CONGRESS, under terms of the Alaska native Claims Settlement Act of 1971, has until the end of 1978 to make a judgment on the future use of 100 million or so acres of public land. In a markeup session a few days ago, a House subcommittee dealt with the question of subsistence resources and native peoples. Subsistence, generally defined, involves the use of those natural resources that natives have traditionally needed to secure their food and clothing.
To the pleasant surprise of many, the debate on subsistence that could have turned into a bitter and divisive standoff actually became a means of reaching an agreement that isb oth sensitive to the political realities of Alaska and fair to the natives. Both Republican Rep. Don Young, the state's only member in the House, and the Sierra Club - the chills between the two are often like a North Slope wind - praised the compromise reached by the subcommittee. It pleased Mr. Young, for example, the programs involving subsistence hunting will be controlled by Alaska's fish and game authorities; conservationists took comfort in provisions that call for oversight powers for the Interior Department. Thus, the state agencies retain their independence, but not without being accountable to the federal department charged with protecting public lands.
The subcommittee handled fairly the issue of the relationship between state officials and the natives by requiring that people in the rural areas have a voice in decisions involving fish an game. In the past, the views of Eskimos, Indians and Aleuts have tended to be overlooked. As for what other considerations are due the natives, the compromise provides more for special situations than special privileges.
For example, on those occasions when there is a scarcity of available fish and game, access to the latter would be determined by such criteria as local residency (people who live in a particular rural village would have more access rights than those in the larger urban communities) and economic dependence.

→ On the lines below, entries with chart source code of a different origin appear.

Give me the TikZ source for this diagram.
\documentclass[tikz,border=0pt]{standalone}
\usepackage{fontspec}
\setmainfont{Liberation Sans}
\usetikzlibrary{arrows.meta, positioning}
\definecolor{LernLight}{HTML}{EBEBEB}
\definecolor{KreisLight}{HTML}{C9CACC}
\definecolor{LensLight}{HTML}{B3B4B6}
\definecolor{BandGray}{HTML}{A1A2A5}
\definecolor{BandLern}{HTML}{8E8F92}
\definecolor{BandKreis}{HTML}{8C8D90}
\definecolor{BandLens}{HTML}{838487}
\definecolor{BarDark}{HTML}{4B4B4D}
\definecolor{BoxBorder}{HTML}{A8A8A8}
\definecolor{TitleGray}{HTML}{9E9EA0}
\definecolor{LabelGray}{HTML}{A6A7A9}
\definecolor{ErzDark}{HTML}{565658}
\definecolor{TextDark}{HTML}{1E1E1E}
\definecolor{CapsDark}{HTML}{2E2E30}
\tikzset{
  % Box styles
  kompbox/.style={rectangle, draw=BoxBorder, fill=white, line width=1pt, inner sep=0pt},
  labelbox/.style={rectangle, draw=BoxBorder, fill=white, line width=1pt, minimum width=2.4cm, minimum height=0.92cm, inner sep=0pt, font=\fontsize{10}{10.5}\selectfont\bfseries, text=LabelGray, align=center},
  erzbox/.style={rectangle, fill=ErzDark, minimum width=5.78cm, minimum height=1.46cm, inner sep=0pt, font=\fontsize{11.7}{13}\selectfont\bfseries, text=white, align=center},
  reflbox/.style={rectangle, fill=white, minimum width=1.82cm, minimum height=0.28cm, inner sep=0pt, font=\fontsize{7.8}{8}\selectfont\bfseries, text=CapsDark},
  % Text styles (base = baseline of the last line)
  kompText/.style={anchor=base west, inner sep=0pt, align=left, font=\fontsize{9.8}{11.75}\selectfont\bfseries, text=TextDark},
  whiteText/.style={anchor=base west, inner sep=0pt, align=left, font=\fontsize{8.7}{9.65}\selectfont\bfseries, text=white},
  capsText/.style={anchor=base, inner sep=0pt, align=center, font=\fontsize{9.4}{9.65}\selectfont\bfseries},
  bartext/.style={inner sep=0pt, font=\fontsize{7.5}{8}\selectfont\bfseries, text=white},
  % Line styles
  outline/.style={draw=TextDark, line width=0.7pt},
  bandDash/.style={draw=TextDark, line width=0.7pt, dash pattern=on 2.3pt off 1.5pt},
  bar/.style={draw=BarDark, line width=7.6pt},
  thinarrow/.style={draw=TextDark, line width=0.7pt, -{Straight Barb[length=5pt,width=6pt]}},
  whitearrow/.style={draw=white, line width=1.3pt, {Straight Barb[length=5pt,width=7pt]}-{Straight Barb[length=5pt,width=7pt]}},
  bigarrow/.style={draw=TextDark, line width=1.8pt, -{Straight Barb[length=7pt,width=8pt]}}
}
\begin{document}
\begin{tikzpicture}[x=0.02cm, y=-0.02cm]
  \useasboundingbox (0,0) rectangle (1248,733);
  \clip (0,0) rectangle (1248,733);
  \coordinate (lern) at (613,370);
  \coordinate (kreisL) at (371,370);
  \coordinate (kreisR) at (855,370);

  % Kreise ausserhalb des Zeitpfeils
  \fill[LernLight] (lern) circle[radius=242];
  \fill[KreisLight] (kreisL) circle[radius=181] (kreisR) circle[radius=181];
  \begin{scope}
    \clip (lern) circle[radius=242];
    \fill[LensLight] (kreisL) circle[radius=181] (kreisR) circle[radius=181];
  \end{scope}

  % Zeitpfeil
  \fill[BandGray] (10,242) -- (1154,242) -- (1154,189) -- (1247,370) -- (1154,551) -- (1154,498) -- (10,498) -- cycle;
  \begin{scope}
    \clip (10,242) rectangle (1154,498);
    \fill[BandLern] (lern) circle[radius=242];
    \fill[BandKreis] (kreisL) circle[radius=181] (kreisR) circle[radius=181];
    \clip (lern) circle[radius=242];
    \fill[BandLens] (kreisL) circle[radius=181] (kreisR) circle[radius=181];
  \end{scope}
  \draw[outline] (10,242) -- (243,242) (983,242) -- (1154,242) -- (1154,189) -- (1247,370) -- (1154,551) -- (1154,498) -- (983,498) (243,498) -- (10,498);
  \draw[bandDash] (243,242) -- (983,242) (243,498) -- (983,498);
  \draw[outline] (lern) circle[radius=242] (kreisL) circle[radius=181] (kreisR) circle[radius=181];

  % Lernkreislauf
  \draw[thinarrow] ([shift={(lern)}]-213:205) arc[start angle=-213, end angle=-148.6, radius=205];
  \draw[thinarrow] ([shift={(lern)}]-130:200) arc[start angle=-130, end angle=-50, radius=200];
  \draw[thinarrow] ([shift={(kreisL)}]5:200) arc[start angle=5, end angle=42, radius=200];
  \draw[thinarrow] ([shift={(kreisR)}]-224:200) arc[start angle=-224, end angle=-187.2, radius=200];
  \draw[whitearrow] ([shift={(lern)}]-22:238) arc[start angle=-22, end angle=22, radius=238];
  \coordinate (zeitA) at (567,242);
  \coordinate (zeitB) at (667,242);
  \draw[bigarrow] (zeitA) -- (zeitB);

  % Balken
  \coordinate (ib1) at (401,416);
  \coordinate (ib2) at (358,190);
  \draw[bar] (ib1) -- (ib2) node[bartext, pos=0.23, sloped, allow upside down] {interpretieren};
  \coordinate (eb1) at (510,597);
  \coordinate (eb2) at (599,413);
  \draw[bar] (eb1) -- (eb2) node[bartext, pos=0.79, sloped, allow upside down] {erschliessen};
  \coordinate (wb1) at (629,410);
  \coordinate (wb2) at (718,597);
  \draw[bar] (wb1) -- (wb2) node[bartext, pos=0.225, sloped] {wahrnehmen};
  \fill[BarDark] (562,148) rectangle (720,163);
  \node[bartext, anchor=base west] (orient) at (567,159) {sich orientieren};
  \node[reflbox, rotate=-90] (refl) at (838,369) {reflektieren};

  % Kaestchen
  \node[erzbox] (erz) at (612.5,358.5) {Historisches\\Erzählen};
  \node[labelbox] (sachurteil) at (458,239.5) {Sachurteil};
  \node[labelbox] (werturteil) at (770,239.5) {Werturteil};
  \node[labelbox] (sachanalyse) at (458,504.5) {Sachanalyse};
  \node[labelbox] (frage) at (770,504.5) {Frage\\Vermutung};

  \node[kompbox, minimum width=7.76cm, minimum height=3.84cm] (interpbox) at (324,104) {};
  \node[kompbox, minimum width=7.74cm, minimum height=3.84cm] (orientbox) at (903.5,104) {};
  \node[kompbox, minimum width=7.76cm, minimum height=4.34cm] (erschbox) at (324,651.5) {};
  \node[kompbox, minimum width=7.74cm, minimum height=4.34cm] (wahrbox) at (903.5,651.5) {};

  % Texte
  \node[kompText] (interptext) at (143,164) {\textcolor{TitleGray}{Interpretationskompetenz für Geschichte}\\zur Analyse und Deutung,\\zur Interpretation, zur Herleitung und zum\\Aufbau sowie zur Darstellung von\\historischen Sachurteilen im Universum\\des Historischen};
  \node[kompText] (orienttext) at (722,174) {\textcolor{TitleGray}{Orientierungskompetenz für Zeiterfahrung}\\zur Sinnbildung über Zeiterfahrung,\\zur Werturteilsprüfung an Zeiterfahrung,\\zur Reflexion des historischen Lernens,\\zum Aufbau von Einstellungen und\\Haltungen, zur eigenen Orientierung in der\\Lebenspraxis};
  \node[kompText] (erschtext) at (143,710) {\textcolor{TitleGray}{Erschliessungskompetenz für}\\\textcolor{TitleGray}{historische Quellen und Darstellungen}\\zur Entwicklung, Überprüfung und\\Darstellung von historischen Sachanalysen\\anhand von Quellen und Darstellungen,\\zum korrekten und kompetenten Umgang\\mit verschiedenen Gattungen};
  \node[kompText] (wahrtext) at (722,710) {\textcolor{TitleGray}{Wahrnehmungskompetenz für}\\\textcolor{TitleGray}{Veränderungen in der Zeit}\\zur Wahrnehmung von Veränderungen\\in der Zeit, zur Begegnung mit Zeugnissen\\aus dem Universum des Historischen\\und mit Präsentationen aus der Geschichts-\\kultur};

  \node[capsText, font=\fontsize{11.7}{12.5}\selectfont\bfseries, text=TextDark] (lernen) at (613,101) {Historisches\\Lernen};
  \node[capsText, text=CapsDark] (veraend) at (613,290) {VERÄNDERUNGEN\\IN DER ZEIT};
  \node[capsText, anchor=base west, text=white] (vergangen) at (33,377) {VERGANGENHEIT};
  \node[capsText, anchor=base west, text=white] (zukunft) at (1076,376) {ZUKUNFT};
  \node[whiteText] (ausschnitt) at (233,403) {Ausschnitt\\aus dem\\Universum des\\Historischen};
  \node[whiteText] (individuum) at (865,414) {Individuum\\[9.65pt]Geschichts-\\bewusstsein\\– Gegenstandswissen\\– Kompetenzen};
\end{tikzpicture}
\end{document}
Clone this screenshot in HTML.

Almost a year of negotiations went into the subsistence question. The issue arose repeatedly when hearings and field trips were conducted last spring and summer throughout Alaska by Rep. John Seiberling (D-Ohio) and his subcommittee. The diligence of the subcommittee in going into the field has paid off, at least in the position it reached about subsistence. If the same spirit persists throughtout the rest of the debate, Alaskans will have been well served by Congress.